Jest na naszym utrzymaniu, a nie jest nam lekko, bo sami ledwo wiążemy "koniec z końcem". Poza tym nawet nie pomaga w domu, albo pomaga niechętnie. Kiedy próbujemy go jakoś zmobilizować, aby poszedł do pracy, odpowiada, że pracy nie ma, a jak się znajdzie, to pójdzie. Jednak widzimy, że w ogóle pracy nie szuka, a ta przecież sama go nie znajdzie.

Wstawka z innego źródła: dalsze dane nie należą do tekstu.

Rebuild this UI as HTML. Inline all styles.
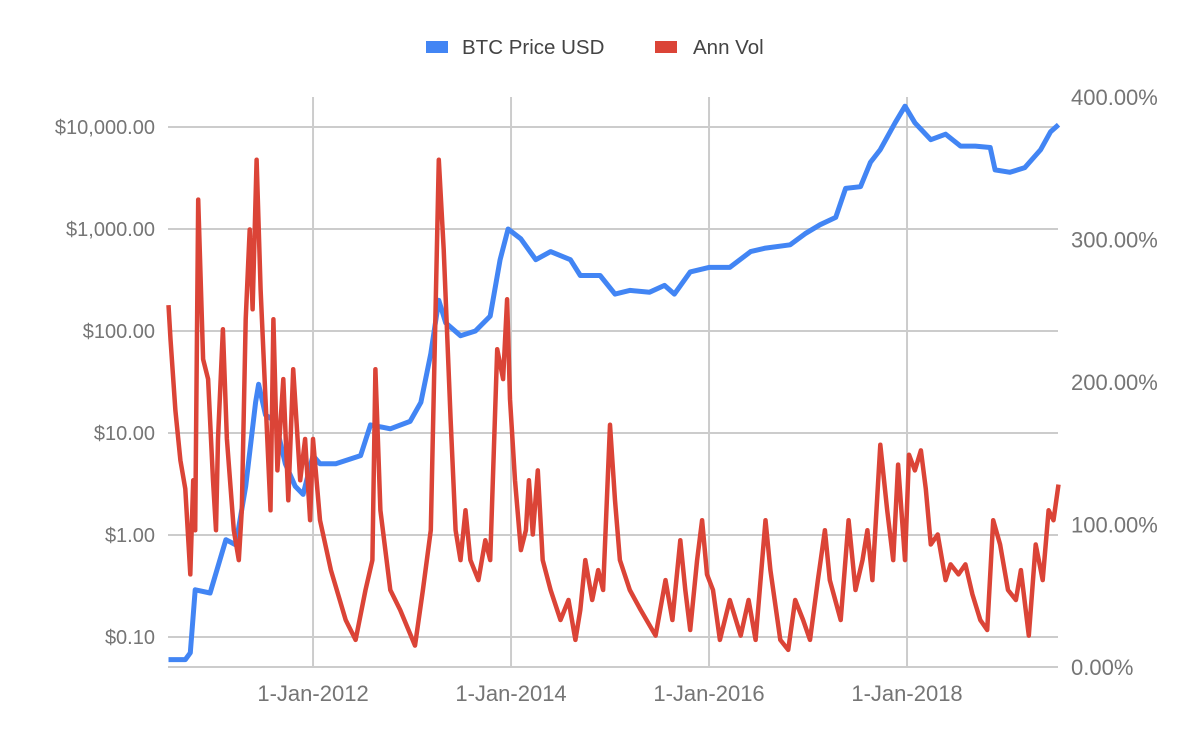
<!DOCTYPE html>
<html><head><meta charset="utf-8"><style>
body{margin:0;background:#fff;}
svg{display:block;font-family:"Liberation Sans",Arial,sans-serif;}
</style></head><body>
<svg id="chart" width="1200" height="742" viewBox="0 0 1200 742" xmlns="http://www.w3.org/2000/svg">
<rect width="1200" height="742" fill="#fff"/>
<g id="grid"></g>
<g id="axes"></g>
<g id="series"></g>
<g>
 <g><rect x="426" y="41" width="22" height="12" fill="#4285f4"/><text x="462" y="54" font-size="20.5" fill="#444">BTC Price USD</text></g>
 <g><rect x="655" y="41" width="22" height="12" fill="#db4437"/><text x="693" y="54" font-size="20.5" fill="#444">Ann Vol</text></g>
</g>
</svg>
<script>
const priceYears=[2010.54,2010.71,2010.76,2010.81,2010.96,2011.12,2011.22,2011.32,2011.42,2011.45,2011.52,2011.62,2011.72,2011.82,2011.90,2012.00,2012.07,2012.23,2012.48,2012.58,2012.78,2012.98,2013.09,2013.19,2013.27,2013.34,2013.49,2013.64,2013.79,2013.89,2013.97,2014.10,2014.25,2014.40,2014.60,2014.70,2014.90,2015.05,2015.20,2015.40,2015.55,2015.65,2015.81,2016.00,2016.21,2016.42,2016.57,2016.82,2016.97,2017.12,2017.28,2017.38,2017.53,2017.63,2017.73,2017.88,2017.98,2018.08,2018.24,2018.39,2018.54,2018.69,2018.84,2018.89,2019.04,2019.19,2019.35,2019.45,2019.53];
const priceValues=[0.06,0.06,0.07,0.29,0.27,0.9,0.8,3,20,30,15,13,5,3,2.5,6,5,5,6,12,11,13,20,60,200,120,90,100,140,500,1000,800,500,600,500,350,350,230,250,240,280,230,380,420,420,600,650,700,900,1100,1300,2500,2600,4500,6000,11000,16000,11000,7500,8500,6500,6500,6300,3800,3600,4000,6000,9000,10500];
const volYears=[2010.54,2010.56,2010.61,2010.66,2010.71,2010.76,2010.79,2010.81,2010.84,2010.89,2010.94,2010.99,2011.02,2011.04,2011.09,2011.13,2011.20,2011.25,2011.28,2011.32,2011.36,2011.39,2011.43,2011.47,2011.52,2011.57,2011.60,2011.64,2011.70,2011.75,2011.80,2011.87,2011.92,2011.97,2012.00,2012.07,2012.18,2012.33,2012.43,2012.53,2012.60,2012.63,2012.68,2012.78,2012.88,2013.03,2013.11,2013.19,2013.27,2013.32,2013.39,2013.44,2013.49,2013.54,2013.59,2013.67,2013.74,2013.79,2013.86,2013.92,2013.96,2013.99,2014.04,2014.10,2014.15,2014.18,2014.22,2014.27,2014.32,2014.40,2014.50,2014.58,2014.65,2014.70,2014.75,2014.82,2014.88,2014.93,2015.00,2015.05,2015.10,2015.20,2015.31,2015.46,2015.56,2015.63,2015.71,2015.76,2015.81,2015.88,2015.93,2015.98,2016.04,2016.11,2016.21,2016.32,2016.40,2016.47,2016.57,2016.62,2016.72,2016.80,2016.87,2016.95,2017.02,2017.10,2017.17,2017.22,2017.33,2017.41,2017.48,2017.55,2017.60,2017.65,2017.73,2017.80,2017.86,2017.91,2017.98,2018.02,2018.08,2018.14,2018.19,2018.24,2018.31,2018.39,2018.44,2018.52,2018.59,2018.66,2018.74,2018.81,2018.87,2018.94,2019.02,2019.10,2019.15,2019.23,2019.30,2019.37,2019.43,2019.48,2019.53];
const volValues=[254,230,180,145,125,65,131,96,328,216,202,131,96,160,237,160,96,75,110,244,307,251,356,265,188,110,244,138,202,117,209,131,160,103,160,103,68,33,19,54,75,209,110,54,40,15,54,96,356,293,174,96,75,110,75,61,89,75,223,202,258,188,131,82,96,131,93,138,75,54,33,47,19,40,75,47,68,54,170,117,75,54,40,22,61,33,89,54,26,75,103,65,54,19,47,22,47,19,103,68,19,12,47,33,19,61,96,61,33,103,54,75,96,61,156,110,75,142,75,149,138,152,125,86,93,61,72,65,72,51,33,26,103,86,54,47,68,22,86,61,110,103,128];
const leftTicks=[0.1,1,10,100,1000,10000];
const leftTickLabels=["$0.10","$1.00","$10.00","$100.00","$1,000.00","$10,000.00"];
const rightTicks=[0,100,200,300,400];
const rightTickLabels=["0.00%","100.00%","200.00%","300.00%","400.00%"];
const xTicks=[2012,2014,2016,2018];
const xTickLabels=["1-Jan-2012","1-Jan-2014","1-Jan-2016","1-Jan-2018"];

const NS="http://www.w3.org/2000/svg";
const L=168,R=1058,T=97,B=667;
const xMin=2010.535,xMax=2019.525;
const x=v=>L+(v-xMin)/(xMax-xMin)*(R-L);
const yL=v=>127+(4-Math.log10(v))*102;
const yR=v=>B-v/400*(B-T);
function mk(tag,attrs,parent){const e=document.createElementNS(NS,tag);for(const k in attrs)e.setAttribute(k,attrs[k]);parent.appendChild(e);return e;}
const grid=document.getElementById('grid'),axes=document.getElementById('axes'),series=document.getElementById('series');

leftTicks.forEach((t,i)=>{
  const yy=yL(t);
  const g=mk('line',{x1:L,x2:R,y1:yy,y2:yy,stroke:'#ccc','stroke-width':2},grid);
  
  
  const tx=mk('text',{x:155,y:yy+7,'text-anchor':'end','font-size':20,fill:'#757575'},axes);
  tx.textContent=leftTickLabels[i];
  
  
});
const gb=mk('line',{x1:L,x2:R,y1:B,y2:B,stroke:'#ccc','stroke-width':2},grid);


xTicks.forEach((t,i)=>{
  const xx=x(t);
  const g=mk('line',{x1:xx,x2:xx,y1:T,y2:B,stroke:'#ccc','stroke-width':2},grid);
  
  
  const tx=mk('text',{x:xx,y:701,'text-anchor':'middle','font-size':22,fill:'#757575'},axes);
  tx.textContent=xTickLabels[i];
  
  
});
rightTicks.forEach((t,i)=>{
  const tx=mk('text',{x:1071,y:yR(t)+8,'text-anchor':'start','font-size':22,fill:'#757575'},axes);
  tx.textContent=rightTickLabels[i];
  
  
});
const pp=priceYears.map((d,i)=>x(d).toFixed(1)+','+yL(priceValues[i]).toFixed(1)).join(' ');
const pl=mk('polyline',{points:pp,fill:'none',stroke:'#4285f4','stroke-width':5,'stroke-linejoin':'round'},series);


const vp=volYears.map((d,i)=>x(d).toFixed(1)+','+yR(volValues[i]).toFixed(1)).join(' ');
const vl=mk('polyline',{points:vp,fill:'none',stroke:'#db4437','stroke-width':4.5,'stroke-linejoin':'round'},series);


</script>
</body></html>
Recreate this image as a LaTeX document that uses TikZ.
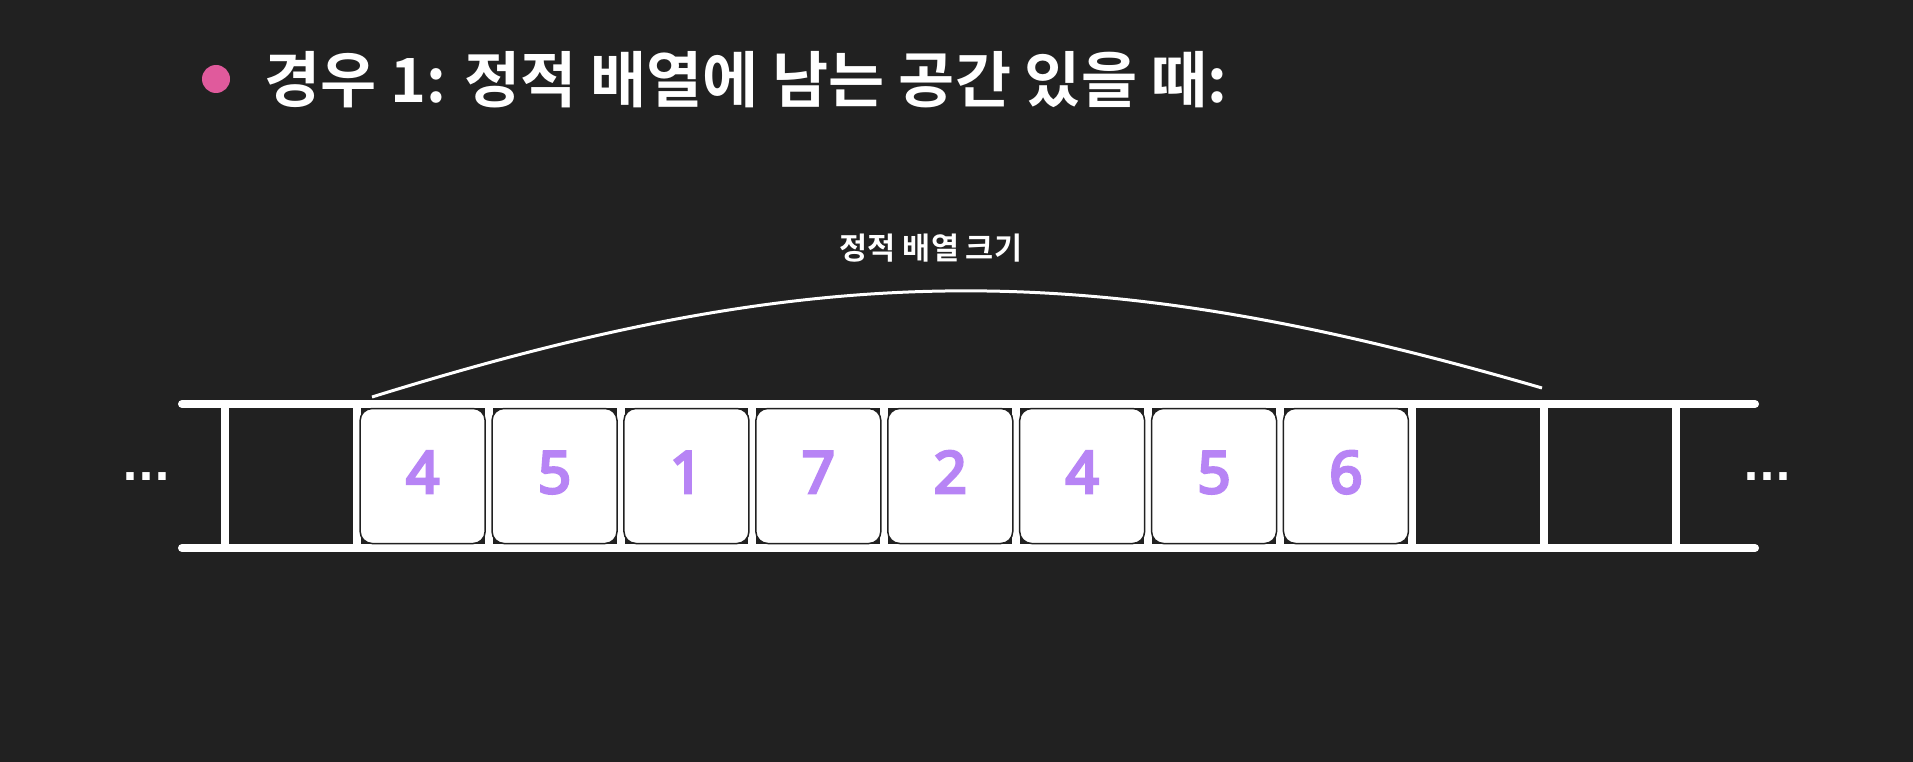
\documentclass[tikz,border=0pt]{standalone}
\usepackage{fontspec}
\newfontfamily\krfont{Noto Sans CJK KR Bold}
\newfontfamily\digitfont{Noto Sans}[FakeBold=5]
\newfontfamily\dotfont{DejaVu Sans}
\definecolor{bgc}{HTML}{212121}
\definecolor{pinkc}{HTML}{E05A9C}
\definecolor{numc}{HTML}{B784F5}
\begin{document}
\begin{tikzpicture}[x=1pt,y=-1pt,
  rail/.style={draw=white,line width=8pt,line cap=round},
  divider/.style={draw=white,line width=8pt},
  cellbox/.style={fill=white,draw=bgc,line width=1.5pt,rounded corners=12pt,
    minimum width=125pt,minimum height=135pt,inner sep=0pt},
  numtext/.style={text=numc,font=\digitfont\fontsize{58}{60}\selectfont,anchor=base,inner sep=0pt},
  dots/.style={text=white,font=\dotfont\bfseries\fontsize{42}{44}\selectfont,inner sep=0pt,anchor=base west},
  arcline/.style={draw=white,line width=3pt}
]
\fill[bgc] (0,0) rectangle (1913,762);
\useasboundingbox (0,0) rectangle (1913,762);
% title
\node[circle,fill=pinkc,minimum size=28pt,inner sep=0pt] (bullet) at (216,79) {};
\node[anchor=base west,inner sep=0pt,text=white,font=\krfont\fontsize{61}{63}\selectfont] (title) at (264,103) {경우 1: 정적 배열에 남는 공간 있을 때:};
% rails
\draw[rail] (182,404) -- (1755,404);
\draw[rail] (182,548) -- (1755,548);
\foreach \k in {0,...,11}{
  \draw[divider] ({224.8+131.9*\k},404) -- ({224.8+131.9*\k},548);
}
% boxes
\foreach \v [count=\k] in {4,5,1,7,2,4,5,6}{
  \node[cellbox] (box\k) at ({224.8+131.9*(\k+0.5)},476) {};
  \node[numtext] (num\k) at ({224.8+131.9*(\k+0.5)},493) {\v};
}
% dots
\node[dots] (ldots) at (122,480) {...};
\node[dots] (rdots) at (1743,480) {...};
% arc and label
\coordinate (arcL) at (372,397);
\coordinate (arcR) at (1542,388);
\draw[arcline] (arcL) .. controls (822,257) and (1092,257) .. (arcR);
\node[anchor=base,inner sep=0pt,text=white,font=\krfont\fontsize{30.5}{32}\selectfont] (size) at (931,259) {정적 배열 크기};
\end{tikzpicture}
\end{document}
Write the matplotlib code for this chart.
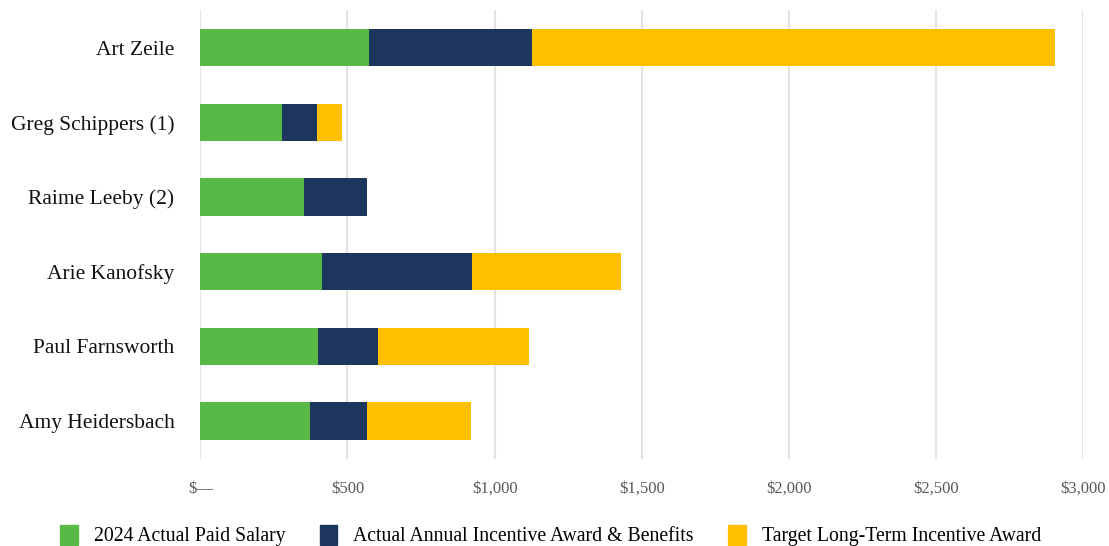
import matplotlib

matplotlib.use("Agg")
from matplotlib import pyplot as plt
from matplotlib.patches import Patch
from matplotlib.ticker import FuncFormatter

names = [
    "Art Zeile",
    "Greg Schippers (1)",
    "Raime Leeby (2)",
    "Arie Kanofsky",
    "Paul Farnsworth",
    "Amy Heidersbach",
]
salary = [572, 279, 351, 412, 401, 373]
annual_incentive = [556, 116, 215, 511, 204, 193]
long_term = [1776, 88, 0, 507, 511, 353]
series_labels = [
    "2024 Actual Paid Salary",
    "Actual Annual Incentive Award & Benefits",
    "Target Long-Term Incentive Award",
]
x_ticks = [0, 500, 1000, 1500, 2000, 2500, 3000]

colors = ["#58b947", "#1c365d", "#ffc000"]

plt.rcParams["font.family"] = ["Liberation Serif", "DejaVu Serif"]

fig = plt.figure(figsize=(11.09, 5.46), dpi=100)
ax = fig.add_axes([200.3 / 1109, 1 - 458.5 / 546, 883 / 1109, 448.2 / 546])

positions = list(range(len(names)))
left = [0] * len(names)
for values, color in zip((salary, annual_incentive, long_term), colors):
    ax.barh(positions, values, left=left, height=0.5, color=color, zorder=2)
    left = [a + b for a, b in zip(left, values)]

ax.set_xlim(0, 3000)
ax.set_ylim(len(names) - 0.5, -0.5)
ax.set_yticks(positions, names)
ax.set_xticks(x_ticks)
ax.xaxis.set_major_formatter(
    FuncFormatter(lambda v, _: "$\u2014" if v == 0 else f"${v:,.0f}")
)
ax.tick_params(axis="y", length=0, pad=18.5, labelsize=15.5, labelcolor="#111111")
ax.tick_params(axis="x", length=0, pad=16, labelsize=12, labelcolor="#595959")
ax.grid(axis="x", color="#e3e3e3", linewidth=1.5, zorder=0)
for spine in ax.spines.values():
    spine.set_visible(False)

handles = [Patch(color=c, label=l) for c, l in zip(colors, series_labels)]
fig.legend(
    handles=handles,
    loc="center",
    bbox_to_anchor=(550.5 / 1109, 1 - 535.5 / 546),
    ncol=3,
    frameon=False,
    fontsize=14.2,
    handlelength=0.9,
    handleheight=1.18,
    handletextpad=0.8,
    columnspacing=1.75,
    borderaxespad=0,
)

fig.savefig("out.png", dpi=100)
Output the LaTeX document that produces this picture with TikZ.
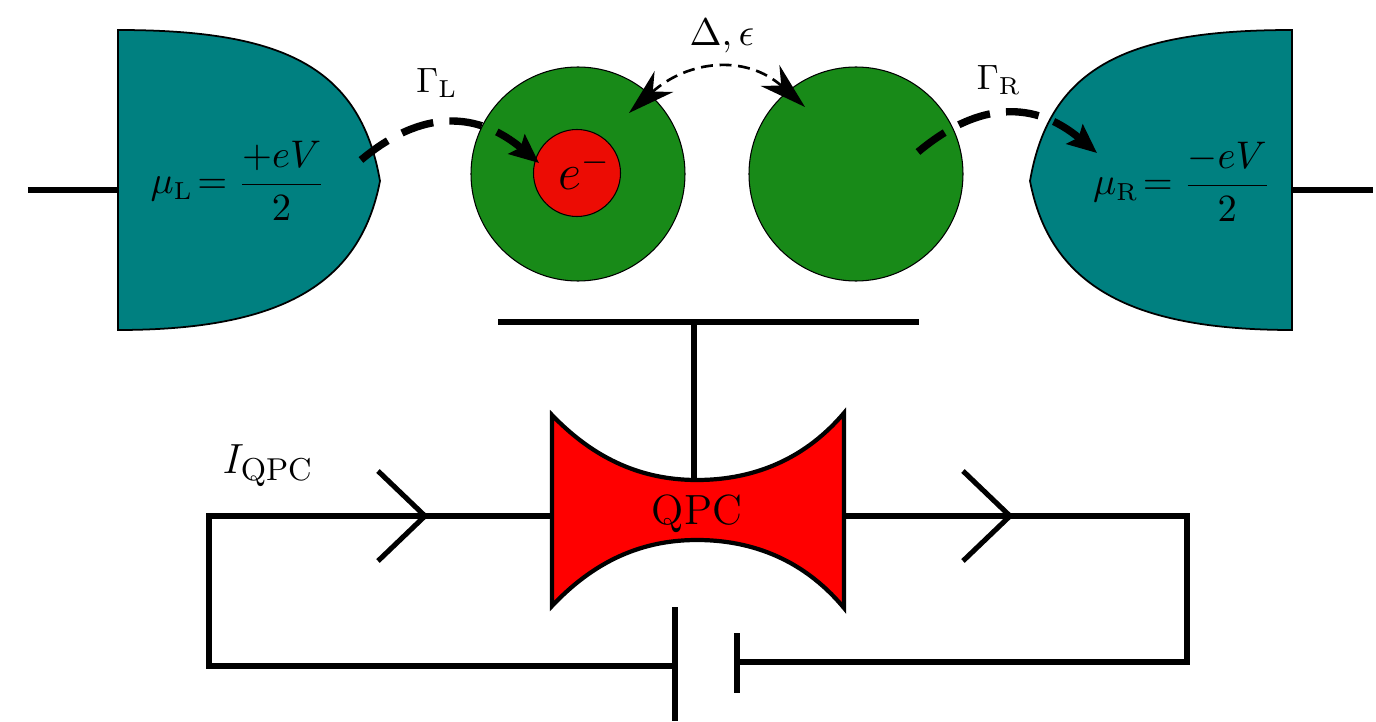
\documentclass[tikz,border=0pt]{standalone}
\usepackage{xcolor}
\usetikzlibrary{arrows.meta}
\definecolor{qdLead}{RGB}{  0,128,128}
\definecolor{qdDot}{RGB}{ 24,138, 24}
\definecolor{qdElec}{RGB}{236, 12,  4}
\definecolor{qdPoint}{RGB}{255,  0,  0}

\begin{document}
\begin{tikzpicture}[
    lead/.style={draw=black, line width=0.5pt, fill=qdLead},
    dotc/.style={circle, draw=black, line width=0.3pt, fill=qdDot, minimum size=2.14cm, inner sep=0pt},
    elec/.style={circle, draw=black, line width=0.3pt, fill=qdElec, minimum size=0.87cm, inner sep=0pt},
    wire/.style={line width=1.45pt},
    plate/.style={line width=1.7pt},
    hop/.style={-{Stealth[length=2.9mm, width=2.5mm, inset=0.5mm]}, line width=2.1pt,
                dash pattern=on 9.4pt off 4.6pt, out=40, in=140, looseness=1.15},
    tunnel/.style={{Stealth[length=4.7mm, width=2.8mm, inset=1.5mm]}-{Stealth[length=4.7mm, width=2.8mm, inset=1.5mm]},
                line width=0.75pt, dash pattern=on 3.4pt off 1.9pt, out=42, in=138, looseness=1.15},
    lbl/.style={font=\fontsize{10.95}{13}\selectfont}
  ]
  \useasboundingbox (0,0) rectangle (13.76,7.21);
  % leads
  \draw[lead] (1.18,6.91) .. controls (2.80,6.91) and (3.60,6.56) .. (3.80,5.40)
    .. controls (3.60,4.36) and (2.80,3.91) .. (1.18,3.91) -- cycle;
  \draw[lead] (12.92,6.91) .. controls (11.30,6.91) and (10.50,6.56) .. (10.30,5.40)
    .. controls (10.50,4.36) and (11.30,3.91) .. (12.92,3.91) -- cycle;
  \coordinate (wireLa) at (0.28,5.31);
  \coordinate (wireLb) at (1.18,5.31);
  \coordinate (wireRa) at (12.92,5.31);
  \coordinate (wireRb) at (13.73,5.31);
  \draw[wire] (wireLa) -- (wireLb);
  \draw[wire] (wireRa) -- (wireRb);
  \node[font=\fontsize{10.5}{13}\selectfont] (muL) at (2.38,5.40) {$\mu_{\mathrm{L}}\!= \displaystyle\frac{+eV}{2}$};
  \node[font=\fontsize{10.5}{13}\selectfont] (muR) at (11.82,5.39) {$\mu_{\mathrm{R}}\!= \displaystyle\frac{-eV}{2}$};
  % dots
  \node[dotc] (dotL) at (5.78,5.47) {};
  \node[dotc] (dotR) at (8.56,5.47) {};
  \node[elec] (elecL) at (5.77,5.48) {};
  \node[font=\fontsize{14.4}{16}\selectfont] (elecT) at (5.85,5.51) {$e^-$};
  % hopping
  \coordinate (hopLa) at (3.61,5.61);
  \coordinate (hopLb) at (5.39,5.58);
  \coordinate (hopRa) at (9.18,5.69);
  \coordinate (hopRb) at (10.97,5.68);
  \draw[hop] (hopLa) to (hopLb);
  \draw[hop] (hopRa) to (hopRb);
  \coordinate (tunL) at (6.29,6.08);
  \coordinate (tunR) at (8.05,6.14);
  \draw[tunnel] (tunL) to (tunR);
  \node[font=\fontsize{10}{12}\selectfont] (gamL) at (4.37,6.38) {$\Gamma_{\mathrm{L}}$};
  \node[font=\fontsize{10}{12}\selectfont] (gamR) at (9.99,6.41) {$\Gamma_{\mathrm{R}}$};
  \node[lbl] (delta) at (7.22,6.85) {$\Delta, \epsilon$};
  % gate
  \coordinate (gateL) at (4.98,3.99);
  \coordinate (gateR) at (9.19,3.99);
  \coordinate (gateM) at (6.94,3.99);
  \coordinate (qpcT) at (6.94,2.41);
  \draw[wire] (gateL) -- (gateR);
  \draw[wire] (gateM) -- (qpcT);
  % qpc
  \draw[line width=1.2pt, fill=qdPoint] (5.52,3.06) .. controls (6.00,2.56) and (6.50,2.41) .. (6.97,2.41)
    .. controls (7.45,2.41) and (8.00,2.56) .. (8.44,3.08) -- (8.44,1.13)
    .. controls (8.00,1.66) and (7.45,1.81) .. (6.97,1.81)
    .. controls (6.50,1.81) and (6.00,1.66) .. (5.52,1.15) -- cycle;
  \node[font=\fontsize{12}{14}\selectfont] (qpc) at (6.97,2.07) {QPC};
  % circuit
  \coordinate (qpcL) at (5.52,2.05);
  \coordinate (qpcR) at (8.44,2.05);
  \coordinate (batL) at (6.75,0.55);
  \coordinate (batR) at (7.37,0.59);
  \draw[wire] (qpcL) -- (2.09,2.05) -- (2.09,0.55) -- (batL);
  \draw[wire] (qpcR) -- (11.87,2.05) -- (11.87,0.59) -- (batR);
  \draw[plate] (6.75,1.14) -- (6.75,0);
  \draw[plate] (7.37,0.88) -- (7.37,0.28);
  \foreach \x in {4.25,10.10} {
    \draw[wire] (\x-0.47,2.50) -- (\x,2.05) -- (\x-0.47,1.60);
  }
  \node[font=\fontsize{13}{15}\selectfont] (iqpc) at (2.68,2.55) {$I_{\mathrm{QPC}}$};
\end{tikzpicture}
\end{document}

26-latek mieszkający z rodzicami
Mam o tyle dobrze, że rodzice nie zmuszają mnie do wyprowadzki. Nawet jakbym zarabiał mógłbym zostać i jeśli nie zarabiałbym minimum 2000, to nigdzie bym nie szedł, bo szkoda żyć samemu w biedzie ledwie wiążąc koniec z końcem skoro można żyć z rodziną i mieć trochę pieniędzy na zbyciu. Inna sprawa, że jakby rodzice zmuszali mnie do wyprowadzki znając mój stan, to bym sobie po prostu poszedł w piz*** i tyle by mnie widzieli. CZYTAJ WIĘCEJ
Mgr Andrzej Plewa
psycholog kliniczny, psychoterapeuta, coach
Jeśli dziecko podwinęła się noga i musi wrócić do domu, to dajmy mu tę przestrzeń i wsparcie. Ale to nie może pójść w stronę kolejnych pięciu lub więcej lat spędzonych na garnuszku rodziców. Z każdym rokiem będzie mu trudniej.